川口:最初から気になっていた入口にあった “カラオケ” の機械をセットし、タンバリンを持ってきたみっちゃんが、「音楽に合わせて楽しく、リズム良く生地を踏み込んでいきましょう! それではミュージックスタート!」と声を掛けると、教室内に私の好きなBTSの音楽が流れ始めました。音楽に合わせて生地を踏んでいくのですが、これも結構な重労働です。「開校当初は、座学でうどんの勉強が中心でしたが、やはり時代に合わせて楽しく体験するメニューに代えたのです。修学旅行生の皆さんも、喜んで体験していただいています。」と、裕子さんがタンバリンでリズムを刻みながら教えてくれました。
庄村:曲を代え、踏むメンバーを代えて数度、うどん生地を踏み込むと、徐々に弾力が強くなってきましたね。この作業が讃岐うどん独特の食感を生んでいくのですね。それにしても、みんなで音楽に合わせてタンバリンを叩きながら踊るようにうどん生地を踏む姿は、まるでカラオケボックスに居るかのよう! 裕子さん、みっちゃん、取材スタッフの皆さんと一緒になってはしゃいで本当に楽しかったです!

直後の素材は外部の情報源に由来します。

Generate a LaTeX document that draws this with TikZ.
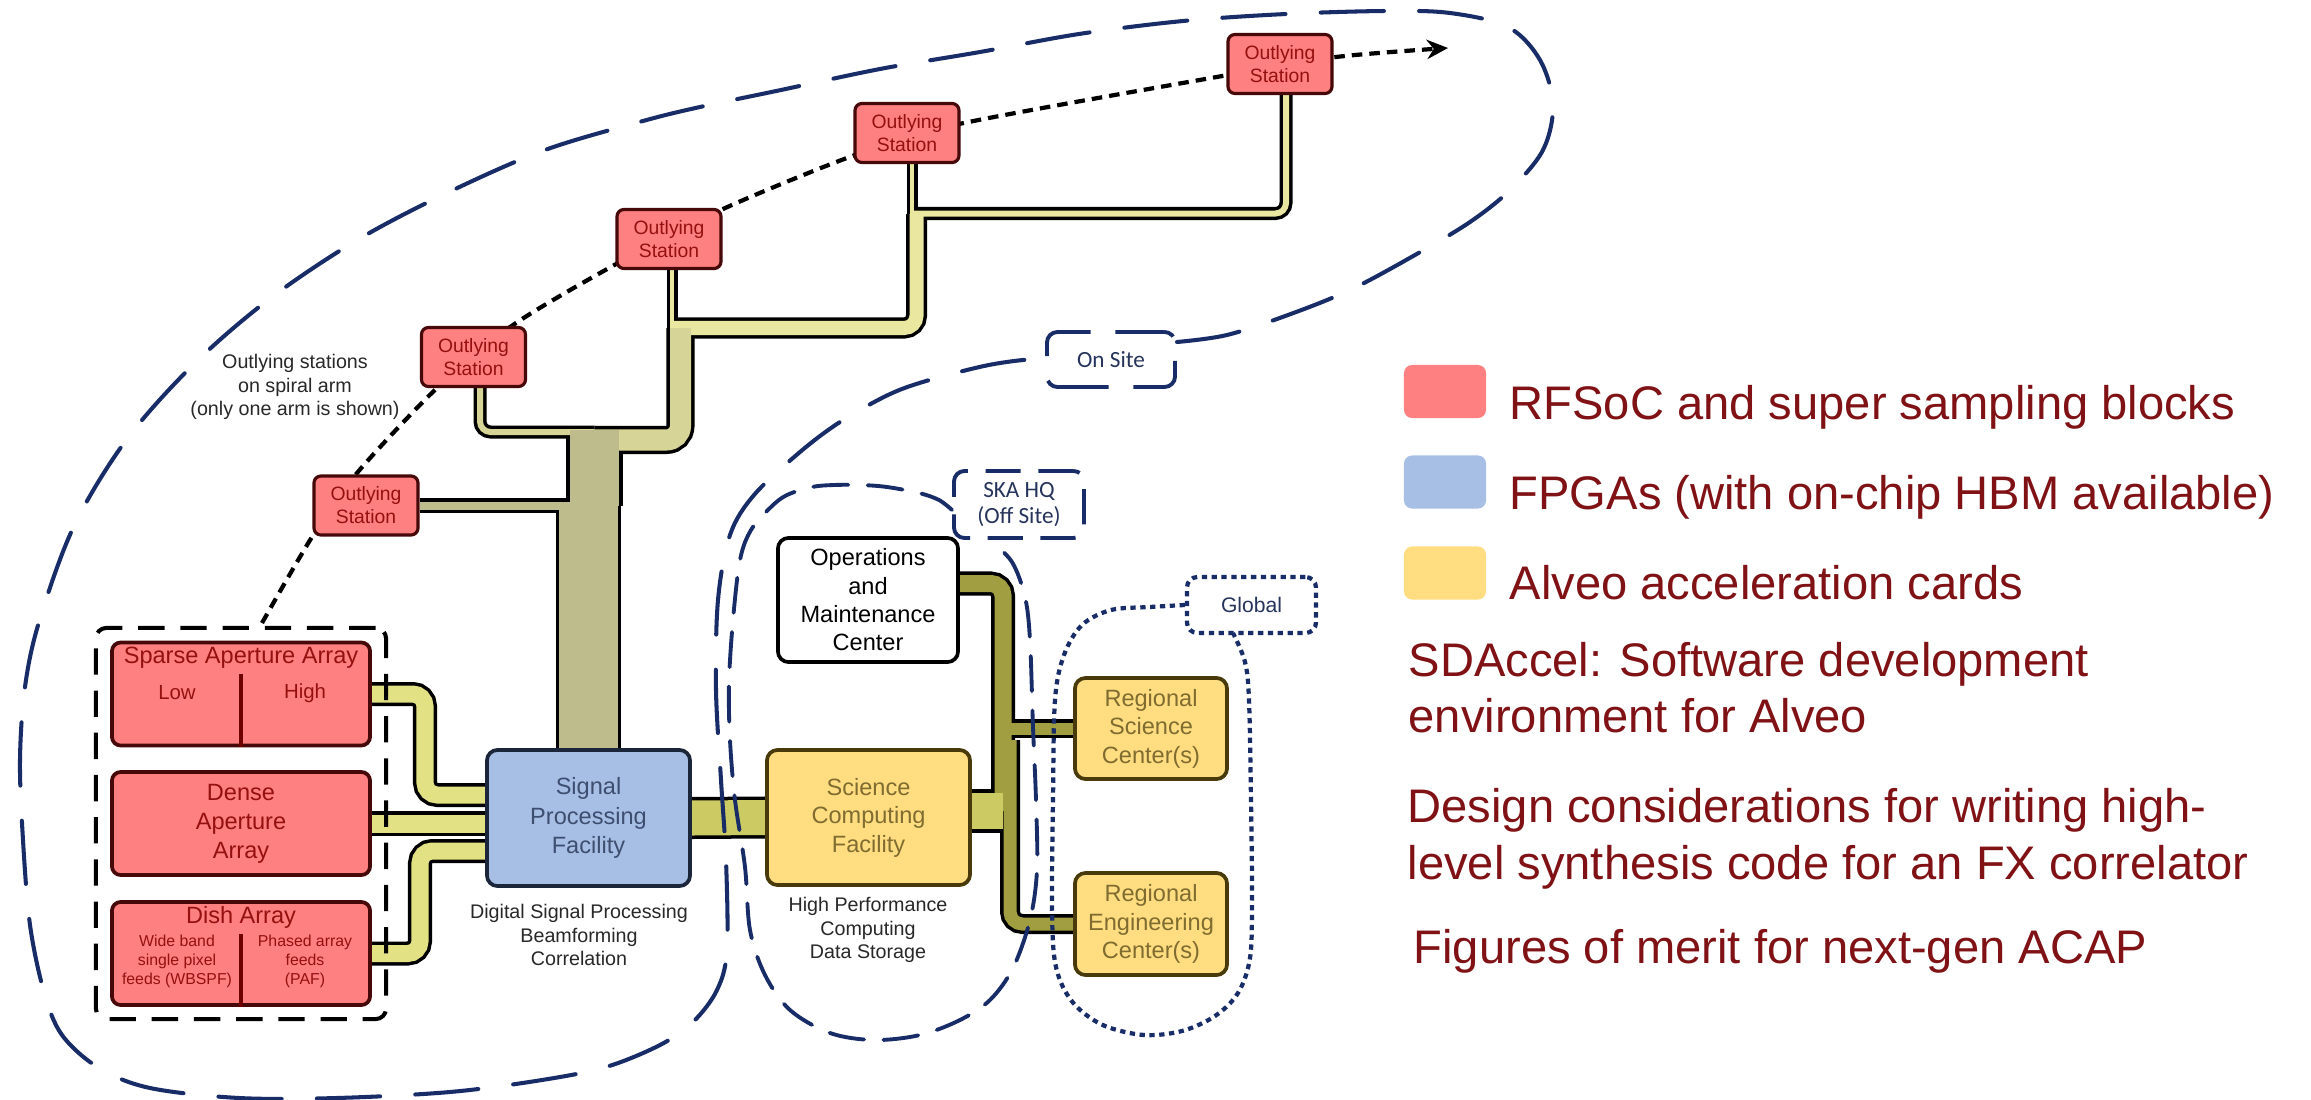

遠藤:みっちゃん先生のチェックを受けたうどん生地の出来映えは・・・ 「良くできました! これで皆さんもお家でうどんを作ることができますね。卒業おめでとう!」と、無事合格のお言葉をいただきました! 今日の出会いの感謝を色紙に込めてお渡しして、皆さんと記念撮影です。巻物状の卒業証書をいただきましたが、証書にはうどんの作り方が書いてあったり、掛け軸の棒は麺棒としても使えたりと、家に帰っても体験の思い出がいつまでも残るような工夫がされていることにも驚きました。